##### DATA TO USE #####
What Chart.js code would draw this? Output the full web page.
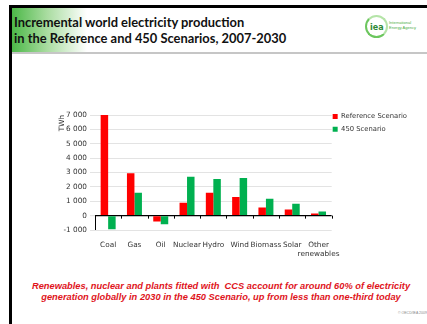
<!DOCTYPE html>
<html>
<head>
<meta charset="utf-8">
<script src="https://cdn.jsdelivr.net/npm/chart.js@4"></script>
<style>
    html, body { margin: 0; padding: 0; background: #fff; }
    body { width: 427px; height: 324px; position: relative; overflow: hidden; font-family: 'Liberation Sans', Arial, sans-serif; }
    .frame-top { position: absolute; left: 9px; top: 5px; width: 418px; height: 3px; background: #000; }
    .frame-left { position: absolute; left: 9px; top: 5px; width: 3px; height: 319px; background: #000; }
    .header { position: absolute; left: 12px; top: 8px; width: 415px; height: 44px; background: linear-gradient(to right, #4cb848 0px, #a9dca0 35px, #fff 75px); }
    .header-line { position: absolute; left: 12px; top: 52px; width: 415px; height: 2px; background: #c6c6c6; }
    .title { position: absolute; left: 14px; top: 14px; font-family: Lato, sans-serif; font-weight: 700; font-size: 12.9px; line-height: 16px; color: #111; }
    .logo { position: absolute; left: 365px; top: 15px; width: 19px; height: 19px; border-radius: 50%; border: 2px solid #b5e4a8; border-left-color: #6cc65e; border-bottom-color: #6cc65e; }
    .logo span { position: absolute; left: 3px; top: 6px; font-family: 'DejaVu Sans', sans-serif; font-weight: 700; font-size: 8px; color: #2f8a36; }
    .agency { position: absolute; left: 389px; top: 20px; font-size: 4px; line-height: 5px; color: #4cae45; }
    #chart-box { position: absolute; left: 40px; top: 100px; width: 382px; height: 162px; }
    .note { position: absolute; left: 12px; width: 418px; top: 281px; text-align: center; font-weight: 700; font-style: italic; font-size: 9.3px; line-height: 11px; color: #e0141c; }
    .copy { position: absolute; left: 398px; top: 311px; font-size: 3.5px; color: #888; }
</style>
</head>
<body>
<div class="header"></div>
<div class="frame-top"></div>
<div class="frame-left"></div>
<div class="header-line"></div>
<div class="title">Incremental world electricity production<br>in the Reference and 450 Scenarios, 2007-2030</div>
<div class="logo"><span>iea</span></div>
<div class="agency">International<br>Energy Agency</div>
<div id="chart-box"><canvas id="chart"></canvas></div>
<div class="note">Renewables, nuclear and plants fitted with&nbsp; CCS account for around 60% of electricity<br>generation globally in 2030 in the 450 Scenario, up from less than one-third today</div>
<div class="copy">© OECD/IEA 2009</div>

<script>
const categories = ['Coal', 'Gas', 'Oil', 'Nuclear', 'Hydro', 'Wind', 'Biomass', 'Solar', ['Other', 'renewables']];
const referenceScenario = [7000, 2950, -400, 900, 1600, 1300, 560, 420, 150];
const scenario450 = [-950, 1600, -600, 2700, 2550, 2620, 1180, 830, 280];
const yTicks = [-1000, 0, 1000, 2000, 3000, 4000, 5000, 6000, 7000];

const labelFont = { family: "'DejaVu Sans', sans-serif", size: 7.3 };
const legendFont = { family: "'DejaVu Sans', sans-serif", size: 6.8 };

// tick marks on the zero line, between categories
const zeroTicks = {
    id: 'zeroTicks',
    afterLayout(chart) {
        // lift the legend so its first row sits level with the top gridline
        chart.legend.top -= 8;
        chart.legend.bottom -= 8;
        chart.legend.left -= 5;
        chart.legend.right -= 5;
    },
    afterDatasetsDraw(chart) {
        const { ctx, scales: { x, y } } = chart;
        const y0 = y.getPixelForValue(0);
        const step = x.getPixelForValue(1) - x.getPixelForValue(0);
        ctx.save();
        ctx.strokeStyle = '#000';
        ctx.lineWidth = 1;
        ctx.beginPath();
        for (let i = 0; i <= categories.length; i++) {
            const px = Math.round(x.getPixelForValue(0) - step / 2 + i * step) + 0.5;
            ctx.moveTo(px, y0);
            ctx.lineTo(px, y0 + 3);
        }
        const left = Math.round(x.left) + 0.5;
        ctx.moveTo(left, y0);
        ctx.lineTo(left, y.getPixelForValue(-1000));
        ctx.stroke();
        ctx.restore();
    }
};

function formatTick(value) {
    if (value === 0) return '0';
    const sign = value < 0 ? '-' : '';
    return sign + Math.abs(value / 1000) + ' 000';
}

document.addEventListener('DOMContentLoaded', () => {
    const ctx = document.getElementById('chart').getContext('2d');

    new Chart(ctx, {
        type: 'bar',
        data: {
            labels: categories,
            datasets: [{
                label: 'Reference Scenario',
                data: referenceScenario,
                backgroundColor: '#ff0000'
            }, {
                label: '450 Scenario',
                data: scenario450,
                backgroundColor: '#00b050'
            }]
        },
        options: {
            responsive: true,
            maintainAspectRatio: false,
            animation: false,
            layout: {
                padding: { left: 18, top: 15, right: 0, bottom: 0 }
            },
            datasets: {
                bar: {
                    categoryPercentage: 0.57,
                    barPercentage: 1.0
                }
            },
            scales: {
                x: {
                    grid: { display: false },
                    border: { display: false },
                    ticks: {
                        font: labelFont,
                        color: '#333',
                        padding: 3,
                        maxRotation: 0,
                        autoSkip: false
                    },
                    afterFit: (scale) => { scale.height = 32; }
                },
                y: {
                    min: -1000,
                    max: 7000,
                    afterBuildTicks: (scale) => {
                        scale.ticks = yTicks.map(v => ({ value: v }));
                    },
                    afterFit: (scale) => { scale.width = 37; },
                    border: { display: false },
                    grid: {
                        color: (c) => c.tick && c.tick.value === 0 ? '#000' : '#e3e3e3',
                        lineWidth: (c) => c.tick && c.tick.value === 0 ? 1.2 : 1,
                        tickColor: '#e3e3e3',
                        tickLength: 5
                    },
                    ticks: {
                        font: labelFont,
                        color: '#333',
                        padding: 3,
                        callback: (value) => formatTick(value)
                    },
                    title: {
                        display: true,
                        text: 'TWh',
                        align: 'end',
                        font: labelFont,
                        color: '#333',
                        padding: 0
                    }
                }
            },
            plugins: {
                legend: {
                    position: 'right',
                    align: 'start',
                    labels: {
                        boxWidth: 5,
                        boxHeight: 5,
                        padding: 6,
                        font: legendFont,
                        color: '#333'
                    }
                },
                tooltip: { enabled: false }
            }
        },
        plugins: [zeroTicks]
    });
});
</script>
</body>
</html>
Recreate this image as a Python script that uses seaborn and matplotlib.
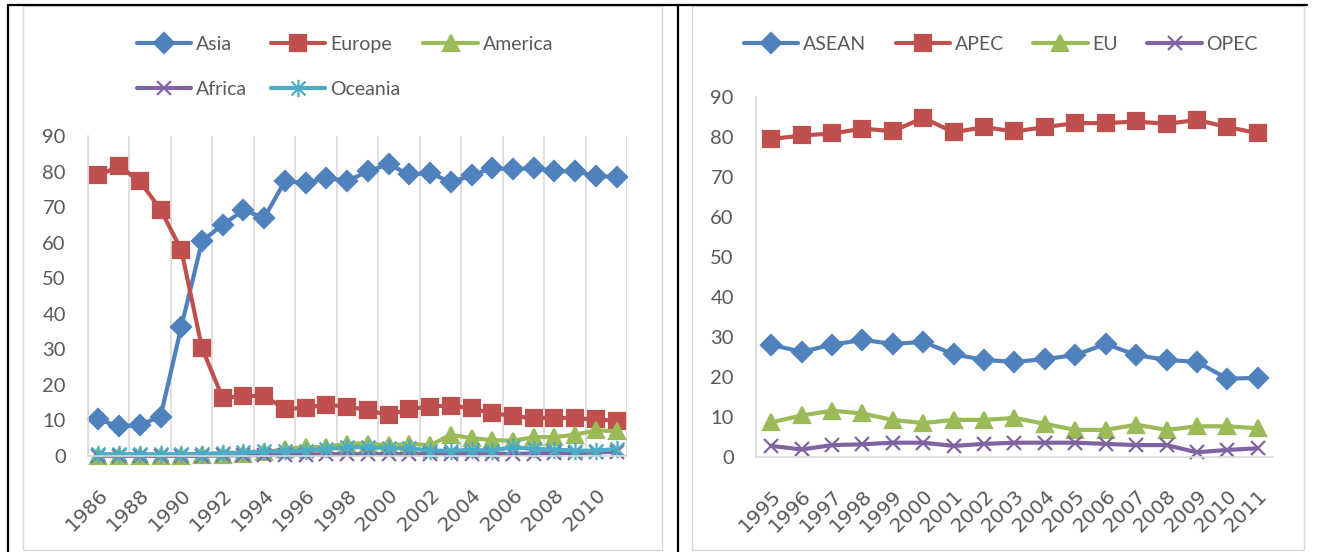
# Share of trade by region (left) and by economic group (right), Excel-style line charts.

import pandas as pd
import matplotlib.pyplot as plt
import seaborn as sns
from matplotlib.lines import Line2D
from matplotlib.patches import Rectangle
from matplotlib.path import Path

# %%
# Values
years_left = list(range(1986, 2012))
asia = [10.3, 8.3, 8.7, 11.1, 36.3, 60.4, 65.1, 69.1, 67.0, 77.3, 76.8, 78.2, 77.3,
        80.1, 82.0, 79.2, 79.6, 77.0, 78.9, 81.0, 80.6, 81.0, 80.1, 80.1, 78.7, 78.5]
europe = [78.9, 81.5, 77.3, 69.3, 58.0, 30.3, 16.3, 16.9, 16.9, 13.2, 13.6, 14.4, 13.9,
          12.9, 11.5, 13.2, 13.9, 14.2, 13.4, 12.0, 11.3, 10.6, 10.8, 10.6, 10.3, 9.9]
america = [0.1, 0.1, 0.1, 0.1, 0.1, 0.2, 0.3, 0.5, 1.0, 2.0, 2.5, 2.5, 3.5,
           3.5, 3.0, 3.5, 3.0, 6.0, 5.0, 4.5, 4.3, 5.3, 5.3, 6.0, 7.2, 7.0]
africa = [0.1, 0.1, 0.1, 0.1, 0.1, 0.1, 0.2, 0.2, 0.3, 0.4, 0.4, 0.5, 0.5,
          0.5, 0.5, 0.5, 0.5, 0.6, 0.6, 0.6, 0.6, 0.7, 0.8, 0.8, 1.0, 1.2]
oceania = [0.5, 0.5, 0.5, 0.5, 0.5, 0.6, 0.8, 1.0, 1.3, 1.3, 1.5, 2.0, 2.5,
           2.5, 2.2, 2.2, 1.5, 1.5, 1.7, 1.5, 2.5, 2.0, 1.8, 1.5, 1.5, 2.0]
regions = ["Asia", "Europe", "America", "Africa", "Oceania"]

years_right = list(range(1995, 2012))
asean = [28.0, 26.2, 28.0, 29.2, 28.2, 28.7, 25.6, 24.2, 23.7, 24.4, 25.4, 28.2, 25.4,
         24.2, 23.7, 19.5, 19.7]
apec = [79.4, 80.3, 80.8, 82.0, 81.4, 84.7, 81.1, 82.4, 81.3, 82.4, 83.4, 83.4, 83.8,
        83.2, 84.2, 82.4, 80.9]
eu = [8.6, 10.3, 11.5, 10.8, 9.2, 8.4, 9.2, 9.2, 9.7, 8.2, 6.7, 6.7, 8.0,
      6.7, 7.6, 7.6, 7.1]
opec = [2.7, 1.8, 2.9, 3.1, 3.5, 3.5, 2.7, 3.2, 3.5, 3.5, 3.5, 3.2, 2.9,
        2.9, 1.1, 1.7, 2.1]
groups = ["ASEAN", "APEC", "EU", "OPEC"]

# %%
blue, red, green, purple, aqua = "#4F81BD", "#C0504D", "#9BBB59", "#8064A2", "#4BACC6"
text_col = "#595959"
grid_col = "#D9D9D9"

# Excel's "star" marker: an x with a vertical bar through it
star = Path([(-1, -1), (1, 1), (-1, 1), (1, -1), (0, -1.25), (0, 1.25)],
            [Path.MOVETO, Path.LINETO, Path.MOVETO, Path.LINETO, Path.MOVETO, Path.LINETO])

styles = {
    "Asia": (blue, "D", 10), "Europe": (red, "s", 11.5), "America": (green, "^", 11.5),
    "Africa": (purple, "x", 10.5), "Oceania": (aqua, star, 12.5),
    "ASEAN": (blue, "D", 10), "APEC": (red, "s", 11.5), "EU": (green, "^", 11.5),
    "OPEC": (purple, "x", 10.5),
}

sns.set_theme(style="white")
plt.rcParams['font.family'] = ['Lato', 'DejaVu Sans']

W, H = 1318, 552
fig = plt.figure(figsize=(W / 100, H / 100), dpi=100)


def px_axes(x0, y0, x1, y1):
    return fig.add_axes([x0 / W, 1 - y1 / H, (x1 - x0) / W, (y1 - y0) / H])


def draw(ax, years, table, names):
    df = pd.DataFrame(table, index=years).reset_index(names="year")
    df = df.melt(id_vars="year", var_name="series", value_name="share")
    for name in names:
        col, mk, ms = styles[name]
        sns.lineplot(data=df[df["series"] == name], x="year", y="share", ax=ax,
                     color=col, marker=mk, markersize=ms, mec=col, mfc=col, mew=1.6,
                     lw=3, label=name, legend=False, clip_on=False)
    ax.set_ylim(0, 90)
    ax.set_yticks(range(0, 91, 10))
    ax.set_xlim(years[0] - 0.5, years[-1] + 0.5)
    ax.set_xlabel("")
    ax.set_ylabel("")
    for s in ["top", "right"]:
        ax.spines[s].set_visible(False)
    for s in ["left", "bottom"]:
        ax.spines[s].set_color(grid_col)
        ax.spines[s].set_linewidth(1.2)
    ax.tick_params(axis="y", length=0, pad=16, labelsize=14.5, labelcolor=text_col)
    ax.tick_params(axis="x", length=0, pad=21, labelsize=14.5, labelcolor=text_col,
                   labelrotation=45)
    plt.setp(ax.get_xticklabels(), ha="right", va="top", rotation_mode="anchor",
             family="DejaVu Sans")
    ax.set_axisbelow(True)


# %%
# Left chart: regions
ax1 = px_axes(88, 136, 627, 456)
ax1.set_xticks(range(1986, 2011, 2))
draw(ax1, years_left, {"Asia": asia, "Europe": europe, "America": america,
                       "Africa": africa, "Oceania": oceania}, regions)
ax1.set_xticks([y + 0.5 for y in range(1985, 2012, 2)], minor=True)
ax1.grid(which="minor", axis="x", color=grid_col, lw=1.2)
ax1.tick_params(which="minor", length=0)

h, l = ax1.get_legend_handles_labels()
order = [0, 3, 1, 4, 2]
fig.legend([h[i] for i in order], [l[i] for i in order], loc="center",
           bbox_to_anchor=(345 / W, 1 - 67 / H), ncol=3, frameon=False,
           handlelength=2.8, handletextpad=0.25, columnspacing=1.2, labelspacing=1.45,
           fontsize=14, labelcolor=text_col)

# %%
# Right chart: economic groups
ax2 = px_axes(756, 96.7, 1273, 456.7)
ax2.set_xticks(years_right)
draw(ax2, years_right, {"ASEAN": asean, "APEC": apec, "EU": eu, "OPEC": opec}, groups)

h, l = ax2.get_legend_handles_labels()
fig.legend(h, l, loc="center", bbox_to_anchor=(1001 / W, 1 - 44 / H), ncol=4,
           frameon=False, handlelength=2.8, handletextpad=0.25, columnspacing=1.5,
           fontsize=14, labelcolor=text_col)

# %%
# Chart-area outlines and the surrounding table borders
for x0, x1 in [(23, 662), (692, 1304)]:
    fig.add_artist(Rectangle((x0 / W, 1 - 550 / H), (x1 - x0) / W, 544 / H,
                             transform=fig.transFigure, fill=False, ec=grid_col, lw=1))
border = dict(transform=fig.transFigure, color="black", lw=1.6)
fig.add_artist(Line2D([8 / W, 1307 / W], [1 - 5 / H, 1 - 5 / H], **border))
fig.add_artist(Line2D([8 / W, 8 / W], [0, 1 - 5 / H], **border))
fig.add_artist(Line2D([678 / W, 678 / W], [0, 1 - 5 / H], **border))

fig.savefig("out.png", dpi=100)
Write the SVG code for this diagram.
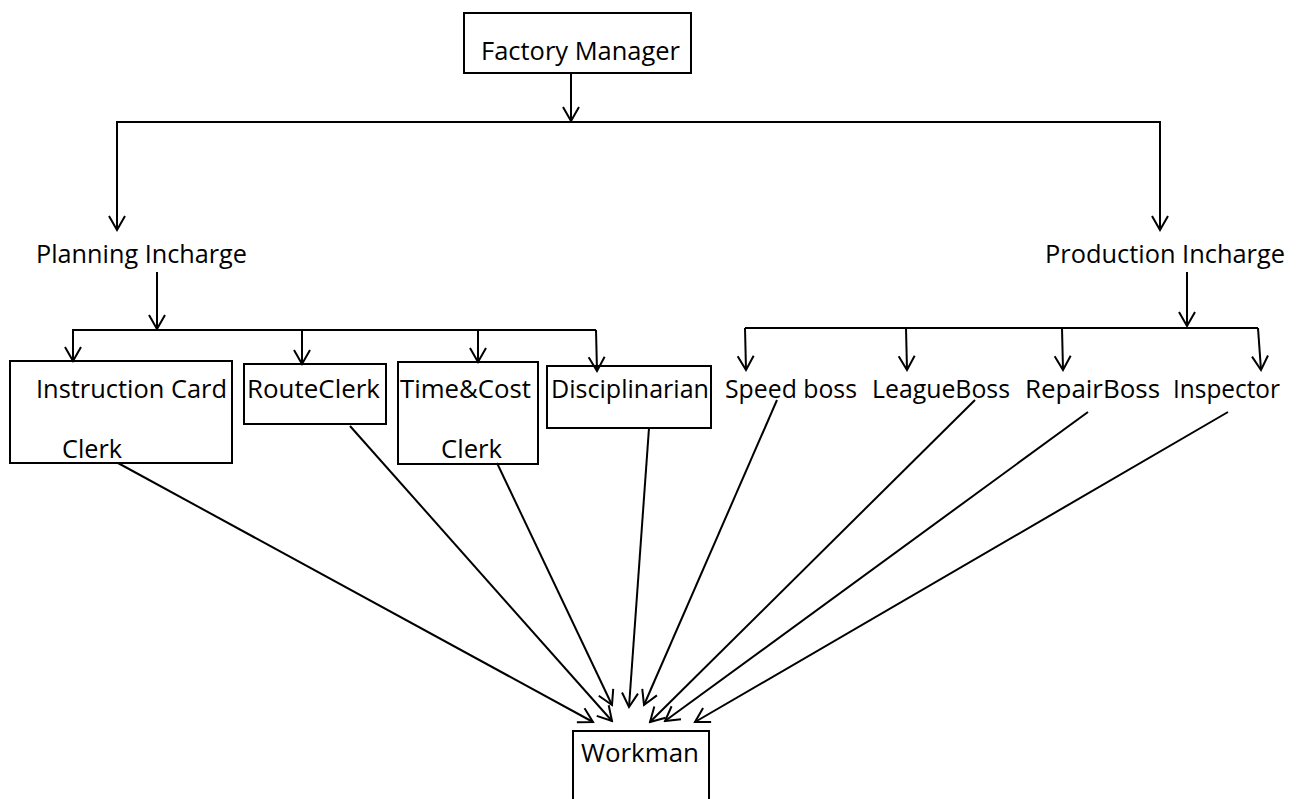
#####
WHAT YOU HAVE TO DO: The copy should hold exactly the lines from the line with "Recreate this image" to the line with "from matplotlib.path import Path", both ends in, set down without any pictures and with nothing added.

CORRECT RESULT:
Recreate this image as a Python script that uses seaborn and matplotlib.
# Share of trade by region (left) and by economic group (right), Excel-style line charts.

import pandas as pd
import matplotlib.pyplot as plt
import seaborn as sns
from matplotlib.lines import Line2D
from matplotlib.patches import Rectangle
from matplotlib.path import Path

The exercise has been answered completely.